RAW DATA:
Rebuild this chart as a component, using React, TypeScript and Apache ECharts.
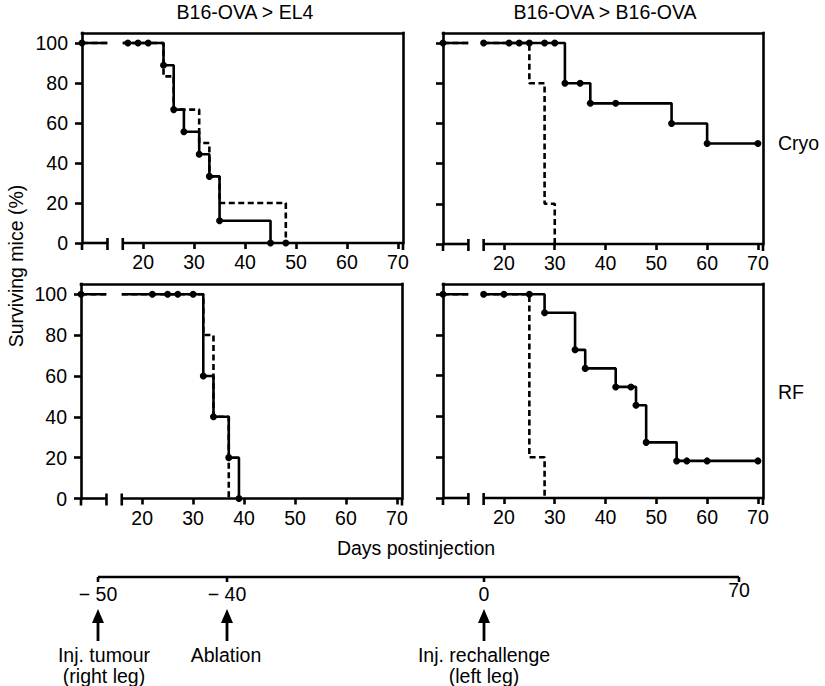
import React, { useEffect, useRef } from 'react';
import * as echarts from 'echarts';

// ---------- texts ----------
const panelTitles = ['B16-OVA > EL4', 'B16-OVA > B16-OVA'];
const rowLabels = ['Cryo', 'RF'];
const xTitle = 'Days postinjection';
const yTitle = 'Surviving mice (%)';
const xTicks = [20, 30, 40, 50, 60, 70];
const yTicks = [0, 20, 40, 60, 80, 100];
// broken x axis segments (days)
const axisSegments = [[8, 13], [16, 71]];
const timelineTicks = ['\u2212 50', '\u2212 40', '0', '70'];
const timelineEvents = ['Inj. tumour\n(right leg)', 'Ablation', 'Inj. rechallenge\n(left leg)'];

// ---------- data: [day, % surviving, marker (1 = dot)], null = axis break ----------
const cryoEL4Treated = [
  [8, 100, 1], [13, 100, 0], [13, null, 0], [16, 100, 0], [17, 100, 1], [19, 100, 1], [21, 100, 1],
  [24, 88.9, 1], [26, 66.7, 1], [28, 55.6, 1], [31, 44.4, 1], [33, 33.3, 1], [35, 11.1, 1], [45, 0, 1],
];
const cryoEL4Control = [
  [8, 100, 0], [13, 100, 0], [13, null, 0], [16, 100, 0], [24, 83.3, 0], [26, 66.7, 0],
  [31, 50, 0], [33, 33.3, 0], [35, 20, 0], [48, 0, 1],
];
const cryoB16Treated = [
  [8, 100, 1], [13, 100, 0], [13, null, 0], [16, 100, 1], [21, 100, 1], [23, 100, 1], [25, 100, 1],
  [28, 100, 1], [30, 100, 1], [32, 80, 1], [35, 80, 1], [37, 70, 1], [42, 70, 1], [53, 60, 1],
  [60, 50, 1], [70, 50, 1],
];
const cryoB16Control = [
  [8, 100, 0], [13, 100, 0], [13, null, 0], [16, 100, 0], [25, 80, 0], [28, 20, 0], [30, 0, 0],
];
const rfEL4Treated = [
  [8, 100, 1], [13, 100, 0], [13, null, 0], [16, 100, 0], [22, 100, 1], [25, 100, 1], [27, 100, 1],
  [30, 100, 1], [32, 60, 1], [34, 40, 1], [37, 20, 1], [39, 0, 1],
];
const rfEL4Control = [
  [8, 100, 0], [13, 100, 0], [13, null, 0], [16, 100, 0], [32, 80, 0], [34, 40, 0], [37, 0, 0],
];
const rfB16Treated = [
  [8, 100, 1], [13, 100, 0], [13, null, 0], [16, 100, 1], [20, 100, 1], [25, 100, 1], [28, 90.9, 1],
  [34, 72.7, 1], [36, 63.6, 1], [42, 54.5, 1], [45, 54.5, 1], [46, 45.5, 1], [48, 27.3, 1],
  [54, 18.2, 1], [56, 18.2, 1], [60, 18.2, 1], [70, 18.2, 1],
];
const rfB16Control = [
  [8, 100, 0], [13, 100, 0], [13, null, 0], [16, 100, 0], [25, 20, 0], [28, 0, 0],
];

const panels = [
  { treated: cryoEL4Treated, control: cryoEL4Control },
  { treated: cryoB16Treated, control: cryoB16Control },
  { treated: rfEL4Treated, control: rfEL4Control },
  { treated: rfB16Treated, control: rfB16Control },
];

// ---------- layout ----------
const FONT = 'Liberation Sans, Arial, Helvetica, sans-serif';
const FS = 19.5;
const LW = 2.6;
const GRIDS = [
  { left: 82, top: 33, width: 321, height: 210 },
  { left: 443, top: 33, width: 320, height: 211 },
  { left: 81, top: 284, width: 321, height: 214.5 },
  { left: 443, top: 284, width: 320, height: 214 },
];
const TL_Y = 577;
const TL_X = [98, 227, 484, 739];
const EVENT_X = [104, 226, 484];

function toItems(arr: any[]) {
  return arr.map(([d, v, m]) => ({ value: [d, v], symbol: m ? 'circle' : 'none' }));
}

function buildOption() {
  const lineStyle = { color: '#000', width: LW, cap: 'square' as const };
  const xAxis: any[] = [];
  const yAxis: any[] = [];
  const series: any[] = [];
  GRIDS.forEach((g, i) => {
    xAxis.push({
      type: 'value', gridIndex: i, min: 8, max: 71,
      axisLine: { show: false, onZero: false },
      splitLine: { show: false },
      axisTick: { show: true, customValues: xTicks, length: 6, lineStyle: { color: '#000', width: LW } },
      axisLabel: { customValues: xTicks, fontSize: FS, color: '#000', margin: 9, fontFamily: FONT },
    });
    xAxis.push({
      type: 'value', gridIndex: i, position: 'top', min: 8, max: 71,
      axisLine: { show: true, onZero: false, lineStyle },
      axisTick: { show: false }, axisLabel: { show: false }, splitLine: { show: false },
    });
    yAxis.push({
      type: 'value', gridIndex: i, min: 0, max: 105,
      axisLine: { show: true, onZero: false, lineStyle },
      splitLine: { show: false },
      axisTick: { show: true, customValues: yTicks, length: 7, lineStyle: { color: '#000', width: LW } },
      axisLabel: { show: i % 2 === 0, customValues: yTicks, fontSize: FS, color: '#000', margin: 14, fontFamily: FONT },
    });
    yAxis.push({
      type: 'value', gridIndex: i, position: 'right', min: 0, max: 105,
      axisLine: { show: true, onZero: false, lineStyle },
      axisTick: { show: false }, axisLabel: { show: false }, splitLine: { show: false },
    });
    // broken bottom axis
    series.push({
      type: 'custom', xAxisIndex: 2 * i, yAxisIndex: 2 * i, data: axisSegments, clip: false, silent: true, z: 3,
      renderItem: (params: any, api: any) => {
        const s = api.value(0), e = api.value(1);
        const a = api.coord([s, 0]), b = api.coord([e, 0]);
        const n = axisSegments.length, idx = params.dataIndex;
        const st = { stroke: '#000', lineWidth: LW };
        return {
          type: 'group',
          children: [
            { type: 'line', shape: { x1: a[0], y1: a[1], x2: b[0], y2: b[1] }, style: st },
            { type: 'line', shape: { x1: a[0], y1: a[1] - (idx > 0 ? 5 : 0), x2: a[0], y2: a[1] + 7 }, style: st },
            { type: 'line', shape: { x1: b[0], y1: b[1] - (idx < n - 1 ? 5 : 0), x2: b[0], y2: b[1] + 7 }, style: st },
          ],
        };
      },
    });
    series.push({
      type: 'line', xAxisIndex: 2 * i, yAxisIndex: 2 * i, step: 'end', z: 4,
      data: toItems(panels[i].control), symbol: 'circle', symbolSize: 7, showSymbol: true,
      lineStyle: { color: '#000', width: LW, type: [6, 3.5] }, itemStyle: { color: '#000' },
      connectNulls: false, silent: true,
    });
    series.push({
      type: 'line', xAxisIndex: 2 * i, yAxisIndex: 2 * i, step: 'end', z: 5,
      data: toItems(panels[i].treated), symbol: 'circle', symbolSize: 7, showSymbol: true,
      lineStyle: { color: '#000', width: LW }, itemStyle: { color: '#000' },
      connectNulls: false, silent: true,
    });
  });

  const txt = (text: string, x: number, y: number, align = 'center', extra: any = {}) => ({
    type: 'text', x, y, silent: true, ...extra,
    style: { text, fill: '#000', fontSize: FS, fontFamily: FONT, align, verticalAlign: 'middle' },
  });

  const graphic: any[] = [
    txt(panelTitles[0], 245, 12),
    txt(panelTitles[1], 605, 12),
    txt(rowLabels[0], 778, 143, 'left'),
    txt(rowLabels[1], 778, 392, 'left'),
    txt(yTitle, 16, 266, 'center', { rotation: Math.PI / 2 }),
    txt(xTitle, 416, 548),
    // timeline
    { type: 'line', silent: true, shape: { x1: TL_X[0], y1: TL_Y, x2: TL_X[3], y2: TL_Y }, style: { stroke: '#000', lineWidth: LW } },
  ];
  TL_X.forEach((x, k) => {
    graphic.push({ type: 'line', silent: true, shape: { x1: x, y1: TL_Y, x2: x, y2: TL_Y + 5 }, style: { stroke: '#000', lineWidth: LW } });
    graphic.push(txt(timelineTicks[k], x, k === 3 ? 590 : 594));
  });
  timelineEvents.forEach((label, k) => {
    const x = TL_X[k];
    graphic.push({ type: 'polygon', silent: true, shape: { points: [[x - 6, 623], [x, 609], [x + 6, 623]] }, style: { fill: '#000' } });
    graphic.push({ type: 'rect', silent: true, shape: { x: x - 1.4, y: 620, width: 2.8, height: 21 }, style: { fill: '#000' } });
    graphic.push({
      type: 'text', silent: true, x: EVENT_X[k], y: 644,
      style: { text: label, fill: '#000', fontSize: FS, fontFamily: FONT, align: 'center', verticalAlign: 'top', lineHeight: 21 },
    });
  });

  return {
    animation: false,
    textStyle: { fontFamily: FONT },
    grid: GRIDS.map((g) => ({ ...g })),
    xAxis,
    yAxis,
    series,
    graphic,
  };
}

export default function App() {
  const ref = useRef<HTMLDivElement>(null);
  useEffect(() => {
    if (!ref.current) return;
    const chart = echarts.init(ref.current, undefined, { renderer: 'svg' });
    chart.setOption(buildOption() as any);
    return () => chart.dispose();
  }, []);
  return (
    <div
      ref={ref}
      style={{ position: 'absolute', left: 0, top: 0, width: 825, height: 686, background: '#fff' }}
    />
  );
}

WHAT YOU SHOULD DO: Transcribe exactly, with no pictures, the lines running from the first line of the material through the line holding "import * as echarts from 'echarts';".

FULL SOLUTION:
Rebuild this chart as a component, using React, TypeScript and Apache ECharts.
import React, { useEffect, useRef } from 'react';
import * as echarts from 'echarts';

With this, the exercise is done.